Don't Bet On A Soft Landing Into The New Normal

With the recent financial crisis, Mohammad El Erian of Pimco has predicted a 'new normal,' categorized by 1-2% economic growth (instead of close to 3%), tightened lending, and more government.

The basis of these predictions are fairly sound. With increased government and taxes, we can expect rates of growth similar to those in Europe and Japan, which are about 1%. This is because the government is more inefficient than the private sector, and more resources are devoted to the government than to businesses.

I agree with a lot of this analysis, but I think the economic and political situation will be more volatile than this. If our politicians really wish for our economy to mimic a Western European social state, then the average standard of living still has about 25-30% to drop off. This would match the average GDP per capita of most Western European states. When you count in the fact that our country is burdened with a drug war, large military, and more debt, you may expect even worse...though our country's labor system is much more flexible than those countries (and will be even if bills like Card Check pass).

With all that is going on, I do not see us soft landing into this new normal, just like we didn't soft land into the recession.
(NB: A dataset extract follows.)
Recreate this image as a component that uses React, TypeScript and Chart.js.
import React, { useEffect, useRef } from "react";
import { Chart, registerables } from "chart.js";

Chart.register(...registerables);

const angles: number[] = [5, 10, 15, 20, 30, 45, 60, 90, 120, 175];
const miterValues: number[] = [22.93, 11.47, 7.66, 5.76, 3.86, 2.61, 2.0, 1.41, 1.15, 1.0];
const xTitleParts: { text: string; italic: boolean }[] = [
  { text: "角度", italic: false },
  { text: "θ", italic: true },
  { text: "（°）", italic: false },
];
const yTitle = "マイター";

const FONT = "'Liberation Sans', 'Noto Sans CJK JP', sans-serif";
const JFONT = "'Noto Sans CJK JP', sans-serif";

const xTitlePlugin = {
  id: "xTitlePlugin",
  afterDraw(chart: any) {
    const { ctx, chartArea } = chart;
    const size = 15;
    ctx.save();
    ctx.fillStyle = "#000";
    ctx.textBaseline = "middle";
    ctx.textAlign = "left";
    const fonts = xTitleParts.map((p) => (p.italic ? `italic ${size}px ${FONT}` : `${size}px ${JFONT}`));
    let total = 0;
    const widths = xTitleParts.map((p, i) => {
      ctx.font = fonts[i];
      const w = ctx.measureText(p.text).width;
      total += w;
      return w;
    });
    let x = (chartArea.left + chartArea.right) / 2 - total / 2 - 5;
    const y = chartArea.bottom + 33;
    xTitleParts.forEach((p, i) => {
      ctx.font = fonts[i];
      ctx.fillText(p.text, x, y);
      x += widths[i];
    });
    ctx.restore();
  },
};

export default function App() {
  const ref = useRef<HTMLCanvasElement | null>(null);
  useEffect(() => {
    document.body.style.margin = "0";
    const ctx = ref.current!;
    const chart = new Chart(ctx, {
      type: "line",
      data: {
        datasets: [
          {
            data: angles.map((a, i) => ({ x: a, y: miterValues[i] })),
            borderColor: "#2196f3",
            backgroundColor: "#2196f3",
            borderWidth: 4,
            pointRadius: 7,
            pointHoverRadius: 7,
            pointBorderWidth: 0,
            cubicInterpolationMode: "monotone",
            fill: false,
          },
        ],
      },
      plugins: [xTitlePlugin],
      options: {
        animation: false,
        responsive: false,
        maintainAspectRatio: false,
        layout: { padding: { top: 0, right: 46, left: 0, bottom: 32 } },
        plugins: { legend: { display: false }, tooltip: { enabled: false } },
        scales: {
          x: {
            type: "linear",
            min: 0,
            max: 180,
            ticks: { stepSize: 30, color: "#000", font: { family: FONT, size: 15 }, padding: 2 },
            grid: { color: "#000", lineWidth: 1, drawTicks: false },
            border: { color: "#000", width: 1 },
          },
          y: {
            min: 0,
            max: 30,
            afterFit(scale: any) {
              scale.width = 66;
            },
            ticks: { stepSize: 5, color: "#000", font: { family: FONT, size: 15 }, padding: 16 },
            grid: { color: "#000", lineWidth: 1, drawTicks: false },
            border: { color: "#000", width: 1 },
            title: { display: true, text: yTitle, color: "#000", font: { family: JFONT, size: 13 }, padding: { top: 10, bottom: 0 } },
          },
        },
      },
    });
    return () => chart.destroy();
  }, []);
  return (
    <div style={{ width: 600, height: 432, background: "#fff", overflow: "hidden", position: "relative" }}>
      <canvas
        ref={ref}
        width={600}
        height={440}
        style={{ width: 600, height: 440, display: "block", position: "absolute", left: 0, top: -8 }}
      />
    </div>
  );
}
What will be the switch that causes a massive drop, similar to how Lehman Brothers's collapse sparked the fall meltdown, is not clear. It may be the actual tax increases going through, but I remain skeptical this will even occur.

More likely, I believe it will be some sort of inflation, since this is a hidden tax that cannot be controlled. What I see from Obama and the Democrats is a steadfast optimism and blindness to the budget deficit. They always expect far more taxes to be raised from tax increases, far less spending to be done, far more economic growth than is possible, and far more efficiencies resulting from legislation than could happen. The combination results in these highly optimistic budget projections that only a fool would trust.

Thus, I believe we will run deficits far exceeding what the administration expects. At some point, bondholders will get worried and demand higher rates. The explosion in interests rates may cause another economic downturn, or the Fed may step in and print money resulting in inflation. Either way, I don't think we will crash due to higher taxes. The deficit may be the trigger, but it will be the effects of it, eitehr high interests rates or inflation, that will be the ultimate weapon of calamity.